What is needed:
Look for "this" in each line of the entries, and return the matching lines.

# # #

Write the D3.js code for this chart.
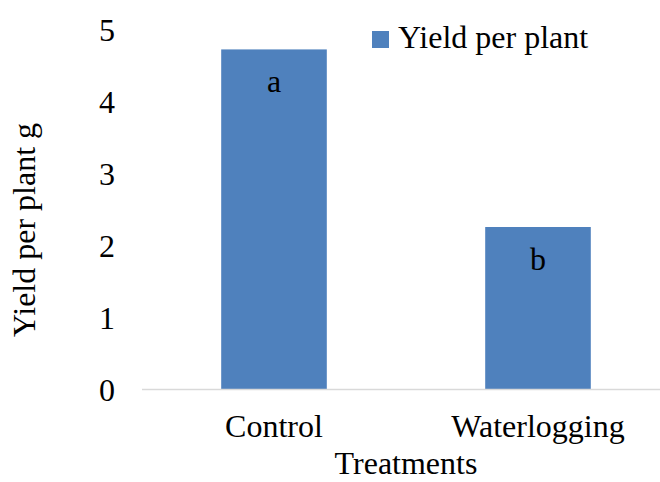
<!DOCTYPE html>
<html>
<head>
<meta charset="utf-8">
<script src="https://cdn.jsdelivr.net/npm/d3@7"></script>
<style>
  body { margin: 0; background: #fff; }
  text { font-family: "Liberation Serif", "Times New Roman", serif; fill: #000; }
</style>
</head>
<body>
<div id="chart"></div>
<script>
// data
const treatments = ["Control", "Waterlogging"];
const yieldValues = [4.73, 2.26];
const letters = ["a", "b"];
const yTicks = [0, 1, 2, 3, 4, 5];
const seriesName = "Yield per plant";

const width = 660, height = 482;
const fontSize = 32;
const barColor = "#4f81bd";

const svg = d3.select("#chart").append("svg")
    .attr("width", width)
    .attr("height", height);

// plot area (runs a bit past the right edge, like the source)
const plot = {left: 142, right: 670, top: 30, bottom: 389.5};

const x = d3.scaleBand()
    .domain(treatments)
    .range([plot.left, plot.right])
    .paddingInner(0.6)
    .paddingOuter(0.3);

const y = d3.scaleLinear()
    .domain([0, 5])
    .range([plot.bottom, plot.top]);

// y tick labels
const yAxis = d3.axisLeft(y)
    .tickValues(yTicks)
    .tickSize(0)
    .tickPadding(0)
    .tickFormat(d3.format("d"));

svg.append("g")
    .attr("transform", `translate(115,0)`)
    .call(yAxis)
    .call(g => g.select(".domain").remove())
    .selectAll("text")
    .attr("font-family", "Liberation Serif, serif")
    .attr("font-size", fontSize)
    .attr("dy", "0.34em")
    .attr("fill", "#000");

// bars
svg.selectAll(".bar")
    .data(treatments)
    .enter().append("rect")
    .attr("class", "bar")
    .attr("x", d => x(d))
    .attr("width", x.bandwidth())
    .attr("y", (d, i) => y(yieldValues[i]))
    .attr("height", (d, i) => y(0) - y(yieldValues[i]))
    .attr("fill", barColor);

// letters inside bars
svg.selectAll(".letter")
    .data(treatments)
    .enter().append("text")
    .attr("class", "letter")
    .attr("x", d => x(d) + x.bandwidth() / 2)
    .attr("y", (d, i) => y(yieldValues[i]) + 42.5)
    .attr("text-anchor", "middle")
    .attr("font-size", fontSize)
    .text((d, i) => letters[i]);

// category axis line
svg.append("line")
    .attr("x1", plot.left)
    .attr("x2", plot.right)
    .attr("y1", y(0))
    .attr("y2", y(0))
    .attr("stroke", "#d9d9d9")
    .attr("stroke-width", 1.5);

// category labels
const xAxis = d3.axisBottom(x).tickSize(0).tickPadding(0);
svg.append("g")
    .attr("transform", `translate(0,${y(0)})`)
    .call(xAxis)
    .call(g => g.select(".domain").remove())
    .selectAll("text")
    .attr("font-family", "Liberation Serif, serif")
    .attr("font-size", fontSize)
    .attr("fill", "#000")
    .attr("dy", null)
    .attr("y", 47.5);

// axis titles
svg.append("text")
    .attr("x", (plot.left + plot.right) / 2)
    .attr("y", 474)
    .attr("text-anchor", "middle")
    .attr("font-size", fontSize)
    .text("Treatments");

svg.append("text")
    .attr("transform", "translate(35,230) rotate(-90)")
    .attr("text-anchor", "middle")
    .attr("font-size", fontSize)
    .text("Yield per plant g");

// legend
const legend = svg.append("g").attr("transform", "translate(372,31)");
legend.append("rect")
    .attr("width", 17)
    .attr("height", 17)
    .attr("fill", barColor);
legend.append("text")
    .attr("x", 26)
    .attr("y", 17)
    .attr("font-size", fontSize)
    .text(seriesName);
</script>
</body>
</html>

# # #

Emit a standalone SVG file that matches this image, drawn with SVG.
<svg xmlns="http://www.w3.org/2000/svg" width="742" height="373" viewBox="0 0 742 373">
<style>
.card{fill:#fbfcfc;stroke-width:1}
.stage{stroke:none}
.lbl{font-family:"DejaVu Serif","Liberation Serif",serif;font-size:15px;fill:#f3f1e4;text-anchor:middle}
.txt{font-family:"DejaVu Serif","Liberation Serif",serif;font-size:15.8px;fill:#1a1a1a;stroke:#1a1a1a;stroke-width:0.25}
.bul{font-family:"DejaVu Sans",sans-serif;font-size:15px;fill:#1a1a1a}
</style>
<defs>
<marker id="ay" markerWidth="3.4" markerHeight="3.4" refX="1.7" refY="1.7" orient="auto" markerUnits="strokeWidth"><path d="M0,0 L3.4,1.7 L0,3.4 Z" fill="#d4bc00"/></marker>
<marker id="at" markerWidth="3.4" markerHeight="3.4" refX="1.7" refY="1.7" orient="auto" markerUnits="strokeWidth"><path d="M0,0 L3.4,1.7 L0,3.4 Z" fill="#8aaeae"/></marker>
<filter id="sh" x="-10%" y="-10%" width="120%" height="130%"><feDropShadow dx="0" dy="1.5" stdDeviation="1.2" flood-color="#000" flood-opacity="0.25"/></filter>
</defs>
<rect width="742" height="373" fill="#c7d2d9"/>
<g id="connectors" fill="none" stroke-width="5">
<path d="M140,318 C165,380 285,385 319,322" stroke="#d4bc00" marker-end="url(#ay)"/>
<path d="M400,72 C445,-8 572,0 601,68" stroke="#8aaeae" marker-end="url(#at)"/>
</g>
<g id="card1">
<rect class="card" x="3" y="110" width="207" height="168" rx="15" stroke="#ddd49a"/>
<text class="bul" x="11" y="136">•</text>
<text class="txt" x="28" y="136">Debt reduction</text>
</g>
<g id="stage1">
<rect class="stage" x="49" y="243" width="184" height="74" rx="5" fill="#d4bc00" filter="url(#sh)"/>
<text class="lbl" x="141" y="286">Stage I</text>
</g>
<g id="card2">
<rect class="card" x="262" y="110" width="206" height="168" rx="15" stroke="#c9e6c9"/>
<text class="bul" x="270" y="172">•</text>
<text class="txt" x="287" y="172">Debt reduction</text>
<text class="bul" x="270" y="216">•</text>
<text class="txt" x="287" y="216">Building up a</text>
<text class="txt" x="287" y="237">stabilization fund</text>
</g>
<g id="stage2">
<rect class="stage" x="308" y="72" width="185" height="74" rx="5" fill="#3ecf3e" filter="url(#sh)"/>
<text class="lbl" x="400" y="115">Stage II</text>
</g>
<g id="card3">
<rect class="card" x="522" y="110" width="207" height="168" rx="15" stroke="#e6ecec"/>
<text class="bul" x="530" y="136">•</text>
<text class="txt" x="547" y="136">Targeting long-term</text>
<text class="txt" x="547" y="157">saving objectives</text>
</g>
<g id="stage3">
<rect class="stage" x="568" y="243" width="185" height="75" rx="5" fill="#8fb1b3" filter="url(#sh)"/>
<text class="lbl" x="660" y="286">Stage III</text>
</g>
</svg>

# # #

Answer to the problem:
Write the D3.js code for this chart.
Emit a standalone SVG file that matches this image, drawn with SVG.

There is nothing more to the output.